South River Road from Muskoka Road looking east

This trail used to connect the village of Uplands – the northernmost settlement along the Muskoka Road – with South River, an important railway depot. Through South River on the train came the mail for all of Machar township, plus food and supplies for the five villages that once existed here.

There’s not much left of this formerly vital link. There’s not much left of Uplands either – no sign of the stores, the school, the post office. We saw maybe five modern houses and one woman walking an unruly dog. At one time this was the busiest settlement in Machar. But as the centre of commerce shifted to the east along the railway line, Uplands withered.

I was shocked to find that so little remains! I’ve been so immersed in the 1880s and 90s that I fully expected to see that once-major intersection of the Muskoka Road and the South River Road. Instead, we drove right by it and had to double back, peering into the woods until we saw the trail snaking off to the east.

So there you go: for everything there is a season. Some villages take root, thrive for a time, then slowly fade away. Some roads – including parts of the Muskoka – suffer the same fate, and are now mere traces on the map compared to former thick, vital lines.

 In fact, the ten northernmost kilometres of the Muskoka Road itself are now a snowmobile trail – best explored in winter and certainly not during hunting season.

RESEARCH A.K.A. DIGGING FOR BURIED TRUTH

Everything I’ve ever read about the Muskoka Road says that it got to North Bay in 1884. This information bothered me for two reasons. One, I couldn’t find the primary source to confirm it – a survey or newspaper report, or a map showing the route in 1884. Two, all the research I was doing about the North Bay area at that time – and about the towns to the south of North Bay that the road apparently went through on its way, towns like Powassan, South River, Trout Creek – said that these towns sprang up around railway depots, not a road.

But all these articles said the road got to North Bay in 1884.

You can guess where this is leading. I recently found the primary source material: annual reports from the Superintendent of Colonization Roads. I read them from 1880 to 1913. And the road went nowhere near North Bay. It terminated in Nipissing Village in 1898.

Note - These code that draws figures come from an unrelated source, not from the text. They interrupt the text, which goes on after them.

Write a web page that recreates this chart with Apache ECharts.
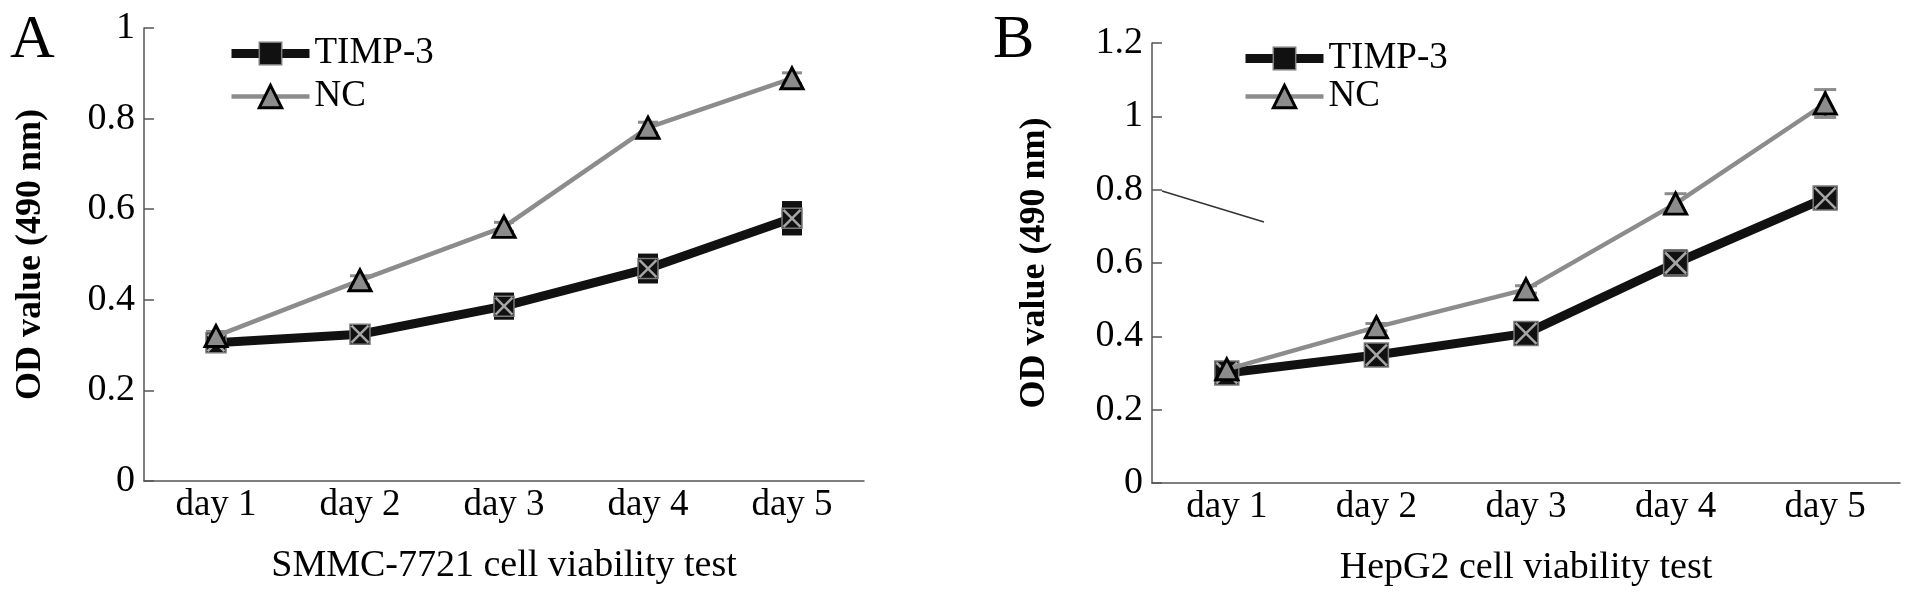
<!DOCTYPE html>
<html>
<head>
<meta charset="utf-8">
<script src="https://cdn.jsdelivr.net/npm/echarts@6/dist/echarts.min.js"></script>
<style>
html, body { margin: 0; padding: 0; background: #fff; }
#main { width: 1913px; height: 604px; }
</style>
</head>
<body>
<div id="main"></div>
<script>
var days = ['day 1', 'day 2', 'day 3', 'day 4', 'day 5'];

// panel A: SMMC-7721
var smmcTimp = [0.305, 0.324, 0.386, 0.469, 0.58];
var smmcTimpErr = [0.015, 0.012, 0.03, 0.033, 0.038];
var smmcNc = [0.32, 0.443, 0.561, 0.78, 0.889];
var smmcNcErr = [0.01, 0.01, 0.01, 0.012, 0.012];

// panel B: HepG2
var hepTimp = [0.30, 0.349, 0.408, 0.60, 0.777];
var hepTimpErr = [0.02, 0.015, 0.015, 0.037, 0.02];
var hepNc = [0.31, 0.425, 0.528, 0.762, 1.035];
var hepNcErr = [0.01, 0.01, 0.01, 0.027, 0.038];

var yTicksA = { min: 0, max: 1, interval: 0.2 };
var yTicksB = { min: 0, max: 1.2, interval: 0.2 };

var serif = 'Liberation Serif';

function errData(vals, errs) {
	return vals.map(function (v, i) {
		return [i, v - errs[i], v + errs[i]];
	});
}

// black block behind the TIMP-3 squares
function blockErr(w) {
	return function (params, api) {
		var top = api.coord([api.value(0), api.value(2)]);
		var bot = api.coord([api.value(0), api.value(1)]);
		return {
			type: 'rect',
			shape: { x: top[0] - w / 2, y: top[1], width: w, height: bot[1] - top[1] },
			style: { fill: '#111' }
		};
	};
}

// grey whisker with caps for NC
function capErr(w) {
	return function (params, api) {
		var top = api.coord([api.value(0), api.value(2)]);
		var bot = api.coord([api.value(0), api.value(1)]);
		var st = { stroke: '#8c8c8c', lineWidth: 3 };
		return {
			type: 'group',
			children: [
				{ type: 'line', shape: { x1: top[0], y1: top[1], x2: bot[0], y2: bot[1] }, style: st },
				{ type: 'line', shape: { x1: top[0] - w / 2, y1: top[1], x2: top[0] + w / 2, y2: top[1] }, style: st },
				{ type: 'line', shape: { x1: bot[0] - w / 2, y1: bot[1], x2: bot[0] + w / 2, y2: bot[1] }, style: st }
			]
		};
	};
}

// light grey cross drawn on top of each square
function crossMark(w) {
	return function (params, api) {
		var c = api.coord([api.value(0), api.value(1)]);
		var h = w / 2;
		var st = { stroke: '#a6a6a6', lineWidth: 2.5 };
		return {
			type: 'group',
			children: [
				{ type: 'line', shape: { x1: c[0] - h, y1: c[1] - h, x2: c[0] + h, y2: c[1] + h }, style: st },
				{ type: 'line', shape: { x1: c[0] - h, y1: c[1] + h, x2: c[0] + h, y2: c[1] - h }, style: st }
			]
		};
	};
}

function xAxisFor(idx, name) {
	return {
		type: 'category',
		gridIndex: idx,
		data: days,
		name: name,
		nameLocation: 'middle',
		nameGap: 66,
		nameTextStyle: { fontFamily: serif, fontSize: 38, color: '#000' },
		axisLine: { lineStyle: { color: '#555', width: 1.5 } },
		axisTick: { inside: true, length: 10, lineStyle: { color: '#555', width: 1.5 } },
		axisLabel: { fontFamily: serif, fontSize: 37, color: '#000', margin: 6 },
		splitLine: { show: false }
	};
}

function yAxisFor(idx, ticks, gap) {
	return {
		type: 'value',
		gridIndex: idx,
		min: ticks.min,
		max: ticks.max,
		interval: ticks.interval,
		name: 'OD value (490 nm)',
		nameLocation: 'middle',
		nameRotate: 90,
		nameGap: gap,
		nameTextStyle: { fontFamily: serif, fontSize: 36, fontWeight: 'bold', color: '#000' },
		axisLine: { show: true, lineStyle: { color: '#555', width: 1.5 } },
		axisTick: { show: true, inside: true, length: 10, lineStyle: { color: '#555', width: 1.5 } },
		axisLabel: { fontFamily: serif, fontSize: 38, color: '#000', margin: 9 },
		splitLine: { show: false }
	};
}

function timpLine(idx, vals, size) {
	return {
		name: 'TIMP-3',
		type: 'line',
		xAxisIndex: idx,
		yAxisIndex: idx,
		data: vals,
		symbol: 'rect',
		symbolSize: size,
		lineStyle: { color: '#111', width: 9 },
		itemStyle: { color: '#111', borderColor: '#7a7a7a', borderWidth: 1.5 },
		z: 2
	};
}

function ncLine(idx, vals) {
	return {
		name: 'NC',
		type: 'line',
		xAxisIndex: idx,
		yAxisIndex: idx,
		data: vals,
		symbol: 'triangle',
		symbolSize: [22, 21],
		lineStyle: { color: '#8c8c8c', width: 4.5 },
		itemStyle: { color: '#8c8c8c', borderColor: '#000', borderWidth: 3 },
		z: 4
	};
}

function customSeries(idx, data, render, z) {
	return {
		type: 'custom',
		xAxisIndex: idx,
		yAxisIndex: idx,
		data: data,
		renderItem: render,
		silent: true,
		z: z
	};
}

function pointData(vals) {
	return vals.map(function (v, i) { return [i, v]; });
}

var legendBase = {
	orient: 'vertical',
	itemWidth: 78,
	itemHeight: 28,
	textStyle: { fontFamily: serif, fontSize: 37, color: '#000' },
	data: [
		{ name: 'TIMP-3', lineStyle: { color: '#111', width: 9 }, itemStyle: { color: '#111', borderColor: '#7a7a7a', borderWidth: 1.5 } },
		{ name: 'NC', lineStyle: { color: '#8c8c8c', width: 4.5 }, itemStyle: { color: '#8c8c8c', borderColor: '#000', borderWidth: 3 } }
	]
};

var myChart = echarts.init(document.getElementById('main'));
var option = {
	animation: false,
	backgroundColor: '#fff',
	grid: [
		{ left: 144, right: 1049, top: 28, bottom: 123 },
		{ left: 1152, right: 13, top: 43, bottom: 121 }
	],
	legend: [
		Object.assign({}, legendBase, { left: 222, top: 30, itemGap: 6 }),
		Object.assign({}, legendBase, { left: 1236, top: 35, itemGap: 1 })
	],
	xAxis: [
		xAxisFor(0, 'SMMC-7721 cell viability test'),
		xAxisFor(1, 'HepG2 cell viability test')
	],
	yAxis: [
		yAxisFor(0, yTicksA, 95),
		yAxisFor(1, yTicksB, 99)
	],
	graphic: [
		{ type: 'text', left: 10, top: 10, style: { text: 'A', fontFamily: serif, fontSize: 62, fill: '#000' } },
		{ type: 'text', left: 993, top: 10, style: { text: 'B', fontFamily: serif, fontSize: 62, fill: '#000' } },
		// stray pen stroke in panel B
		{ type: 'line', shape: { x1: 1162, y1: 191, x2: 1264, y2: 222 }, style: { stroke: '#333', lineWidth: 1.5 } }
	],
	series: [
		customSeries(0, errData(smmcTimp, smmcTimpErr), blockErr(20), 1),
		customSeries(0, errData(smmcNc, smmcNcErr), capErr(20), 1),
		timpLine(0, smmcTimp, 20),
		customSeries(0, pointData(smmcTimp), crossMark(17), 3),
		ncLine(0, smmcNc),
		customSeries(1, errData(hepTimp, hepTimpErr), blockErr(24), 1),
		customSeries(1, errData(hepNc, hepNcErr), capErr(22), 1),
		timpLine(1, hepTimp, 24),
		customSeries(1, pointData(hepTimp), crossMark(21), 3),
		ncLine(1, hepNc)
	]
};
myChart.setOption(option);
</script>
</body>
</html>
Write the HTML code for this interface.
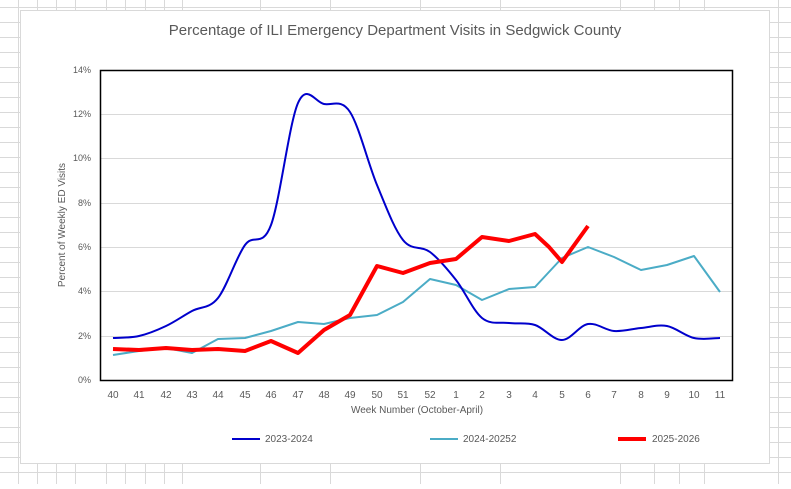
<!DOCTYPE html>
<html><head><meta charset="utf-8"><style>
body{margin:0;width:791px;height:484px;overflow:hidden;background:#fff;font-family:"Liberation Sans",sans-serif}
</style></head><body>
<svg width="791" height="484" viewBox="0 0 791 484" xmlns="http://www.w3.org/2000/svg" font-family="Liberation Sans, sans-serif">
<g stroke="#d9d9d9" stroke-width="1">
<line x1="18.5" y1="0" x2="18.5" y2="484"/><line x1="37.5" y1="0" x2="37.5" y2="484"/><line x1="56.5" y1="0" x2="56.5" y2="484"/><line x1="75.5" y1="0" x2="75.5" y2="484"/><line x1="106.5" y1="0" x2="106.5" y2="484"/><line x1="125.5" y1="0" x2="125.5" y2="484"/><line x1="145.5" y1="0" x2="145.5" y2="484"/><line x1="164.5" y1="0" x2="164.5" y2="484"/><line x1="182.5" y1="0" x2="182.5" y2="484"/><line x1="260.5" y1="0" x2="260.5" y2="484"/><line x1="330.5" y1="0" x2="330.5" y2="484"/><line x1="420.5" y1="0" x2="420.5" y2="484"/><line x1="500.5" y1="0" x2="500.5" y2="484"/><line x1="620.5" y1="0" x2="620.5" y2="484"/><line x1="654.5" y1="0" x2="654.5" y2="484"/><line x1="679.5" y1="0" x2="679.5" y2="484"/><line x1="704.5" y1="0" x2="704.5" y2="484"/><line x1="778.5" y1="0" x2="778.5" y2="484"/>
<line x1="0" y1="7.5" x2="791" y2="7.5"/><line x1="0" y1="22.5" x2="791" y2="22.5"/><line x1="0" y1="37.5" x2="791" y2="37.5"/><line x1="0" y1="52.5" x2="791" y2="52.5"/><line x1="0" y1="67.5" x2="791" y2="67.5"/><line x1="0" y1="82.5" x2="791" y2="82.5"/><line x1="0" y1="97.5" x2="791" y2="97.5"/><line x1="0" y1="112.5" x2="791" y2="112.5"/><line x1="0" y1="127.5" x2="791" y2="127.5"/><line x1="0" y1="142.5" x2="791" y2="142.5"/><line x1="0" y1="157.5" x2="791" y2="157.5"/><line x1="0" y1="172.5" x2="791" y2="172.5"/><line x1="0" y1="187.5" x2="791" y2="187.5"/><line x1="0" y1="202.5" x2="791" y2="202.5"/><line x1="0" y1="217.5" x2="791" y2="217.5"/><line x1="0" y1="232.5" x2="791" y2="232.5"/><line x1="0" y1="247.5" x2="791" y2="247.5"/><line x1="0" y1="262.5" x2="791" y2="262.5"/><line x1="0" y1="277.5" x2="791" y2="277.5"/><line x1="0" y1="292.5" x2="791" y2="292.5"/><line x1="0" y1="307.5" x2="791" y2="307.5"/><line x1="0" y1="322.5" x2="791" y2="322.5"/><line x1="0" y1="337.5" x2="791" y2="337.5"/><line x1="0" y1="352.5" x2="791" y2="352.5"/><line x1="0" y1="367.5" x2="791" y2="367.5"/><line x1="0" y1="382.5" x2="791" y2="382.5"/><line x1="0" y1="397.5" x2="791" y2="397.5"/><line x1="0" y1="412.5" x2="791" y2="412.5"/><line x1="0" y1="427.5" x2="791" y2="427.5"/><line x1="0" y1="442.5" x2="791" y2="442.5"/><line x1="0" y1="457.5" x2="791" y2="457.5"/><line x1="0" y1="472.5" x2="791" y2="472.5"/>
</g>
<rect x="20.5" y="10.5" width="749" height="453" fill="#fff" stroke="#d9d9d9"/>
<text x="395" y="35" text-anchor="middle" font-size="15" fill="#595959">Percentage of ILI Emergency Department Visits in Sedgwick County</text>
<g stroke="#d9d9d9" stroke-width="1">
<line x1="100" y1="114.5" x2="733" y2="114.5"/><line x1="100" y1="158.5" x2="733" y2="158.5"/><line x1="100" y1="203.5" x2="733" y2="203.5"/><line x1="100" y1="247.5" x2="733" y2="247.5"/><line x1="100" y1="291.5" x2="733" y2="291.5"/><line x1="100" y1="336.5" x2="733" y2="336.5"/>
</g>
<g font-size="9" fill="#595959" text-anchor="end">
<text x="91" y="73">14%</text><text x="91" y="117">12%</text><text x="91" y="161">10%</text><text x="91" y="206">8%</text><text x="91" y="250">6%</text><text x="91" y="294">4%</text><text x="91" y="339">2%</text><text x="91" y="383">0%</text>
</g>
<text transform="translate(65,225) rotate(-90)" text-anchor="middle" font-size="10" fill="#595959">Percent of Weekly ED Visits</text>
<g font-size="10" fill="#595959" text-anchor="middle">
<text x="113" y="398">40</text><text x="139" y="398">41</text><text x="166" y="398">42</text><text x="192" y="398">43</text><text x="218" y="398">44</text><text x="245" y="398">45</text><text x="271" y="398">46</text><text x="298" y="398">47</text><text x="324" y="398">48</text><text x="350" y="398">49</text><text x="377" y="398">50</text><text x="403" y="398">51</text><text x="430" y="398">52</text><text x="456" y="398">1</text><text x="482" y="398">2</text><text x="509" y="398">3</text><text x="535" y="398">4</text><text x="562" y="398">5</text><text x="588" y="398">6</text><text x="614" y="398">7</text><text x="641" y="398">8</text><text x="667" y="398">9</text><text x="694" y="398">10</text><text x="720" y="398">11</text>
</g>
<text x="417" y="413" text-anchor="middle" font-size="10" fill="#595959">Week Number (October-April)</text>
<polyline fill="none" stroke="#4bacc6" stroke-width="2" stroke-linejoin="round" points="113,355 139,351 166,348 192,353 218,339 245,338 271,331 298,322 324,324 350,318 377,315 403,302 430,279 456,285 482,300 509,289 535,287 562,258 588,247 614,257 641,270 667,265 694,256 720,292"/>
<path fill="none" stroke="#0000cc" stroke-width="2" id="blue" d=""/>
<polyline fill="none" stroke="#ff0000" stroke-width="4" stroke-linejoin="round" points="113,349 139,350 166,348 192,350 218,349 245,351 271,341 298,353 324,330 350,315 377,266 403,273 430,263 456,259 482,237 509,241 535,234 549,247 562,262 588,226"/>
<rect x="100.5" y="70.5" width="632" height="310" fill="none" stroke="#000" stroke-width="1.5"/>
<line x1="232" y1="439" x2="260" y2="439" stroke="#0000cc" stroke-width="2"/>
<text x="265" y="442" font-size="10" fill="#595959">2023-2024</text>
<line x1="430" y1="439" x2="458" y2="439" stroke="#4bacc6" stroke-width="2"/>
<text x="463" y="442" font-size="10" fill="#595959">2024-20252</text>
<line x1="618" y1="439" x2="646" y2="439" stroke="#ff0000" stroke-width="4"/>
<text x="652" y="442" font-size="10" fill="#595959">2025-2026</text>
</svg>
<script>
var p=[[113,338],[139,336],[166,326],[192,311],[218,298],[245,245],[271,225],[298,103],[324,104],[350,112],[377,185],[403,240],[430,252],[456,280],[482,318],[509,323],[535,325],[562,340],[588,324],[614,331],[641,328],[667,326],[694,338],[720,338]];
var d="M"+p[0][0]+","+p[0][1];
for(var i=0;i<p.length-1;i++){var a=p[i-1]||p[i],b=p[i],c=p[i+1],e=p[i+2]||c;
d+=" C"+(b[0]+(c[0]-a[0])/6)+","+(b[1]+(c[1]-a[1])/6)+" "+(c[0]-(e[0]-b[0])/6)+","+(c[1]-(e[1]-b[1])/6)+" "+c[0]+","+c[1];}
document.getElementById("blue").setAttribute("d",d);
</script>
</body></html>
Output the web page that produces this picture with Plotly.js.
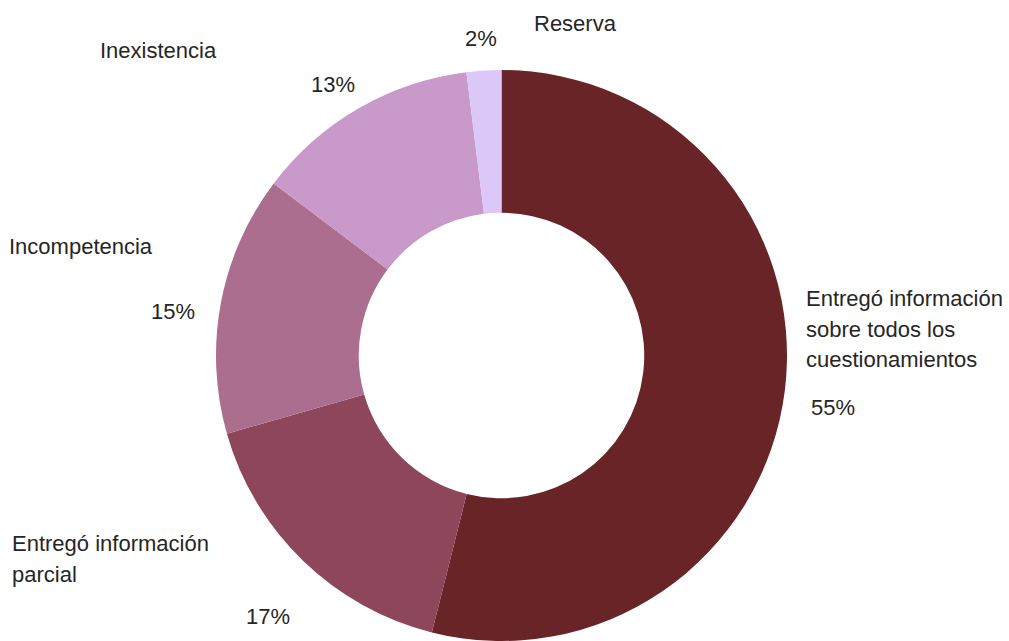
<!DOCTYPE html>
<html>
<head>
<meta charset="utf-8">
<script src="https://cdn.plot.ly/plotly-3.0.1.min.js"></script>
<style>html,body{margin:0;padding:0;background:#fff;}#chart{width:1009px;height:641px;}</style>
</head>
<body>
<div id="chart"></div>
<script>
// Data
const categories = ["Entregó información sobre todos los cuestionamientos", "Entregó información parcial", "Incompetencia", "Inexistencia", "Reserva"];
const values = [55, 17, 15, 13, 2];
const colors = ["#692427", "#8D465A", "#AC6E8F", "#C899C9", "#DCC8F8"];

// label line pieces (text only) and their placement in pixels
const labelLines = [
  ["Entregó información", "sobre todos los", "cuestionamientos"],
  ["Entregó información", "parcial"],
  ["Incompetencia"],
  ["Inexistencia"],
  ["Reserva"]
];
const labelPos = [ // [left x, first line center y, line gap]
  [806, 297.5, 30.5],
  [12, 542.5, 31],
  [9, 245.5, 0],
  [100, 49, 0],
  [534, 22.5, 0]
];
const pctPos = [[811, 406], [246, 615], [151, 310], [311, 84], [465, 38]];

const W = 1009, H = 641;
const px = x => x / W;
const py = y => 1 - y / H;
const font = {family: "Liberation Sans, Arial, sans-serif", size: 22, color: "#262626"};

const annotations = [];
categories.forEach((c, i) => {
  labelLines[i].forEach((t, j) => {
    annotations.push({
      text: t, xref: "paper", yref: "paper",
      x: px(labelPos[i][0] - 2), y: py(labelPos[i][1] + j * labelPos[i][2] + 1),
      xanchor: "left", yanchor: "middle", showarrow: false, font: font
    });
  });
  annotations.push({
    text: values[i] + "%", xref: "paper", yref: "paper",
    x: px(pctPos[i][0] - 2), y: py(pctPos[i][1] + 1),
    xanchor: "left", yanchor: "middle", showarrow: false, font: font
  });
});

const trace = {
  type: "pie",
  labels: categories,
  values: values,
  hole: 0.5,
  sort: false,
  direction: "clockwise",
  rotation: 0,
  textinfo: "none",
  hoverinfo: "label+percent",
  marker: {colors: colors, line: {width: 0}},
  domain: {x: [215 / W, 788 / W], y: [0, 1 - 70 / H]}
};

Plotly.newPlot("chart", [trace], {
  width: W, height: H,
  margin: {l: 0, r: 0, t: 0, b: 0},
  showlegend: false,
  paper_bgcolor: "#ffffff",
  annotations: annotations
}, {displayModeBar: false, staticPlot: true});
</script>
</body>
</html>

Who knew I was writing an exposé?

And what about these other articles? Where did this myth of North Bay in 1884 come from?

Here’s my theory. The accepted story of the Muskoka Road includes its evolution into the Ferguson Highway, which ran from Temagami to North Bay in 1927, and was quickly extended southward to encompass the supposed route of the Muskoka Road. I now know that the Ferguson between North Bay and roughly Sundridge encompassed trunk roads built by the government around 1900, not the Muskoka Road. This seems to have been forgotten over time. And as the Ferguson in turn evolved into today’s Highway 11, the details of the origin of the highway became less important and the misinformation kept getting repeated in later reports.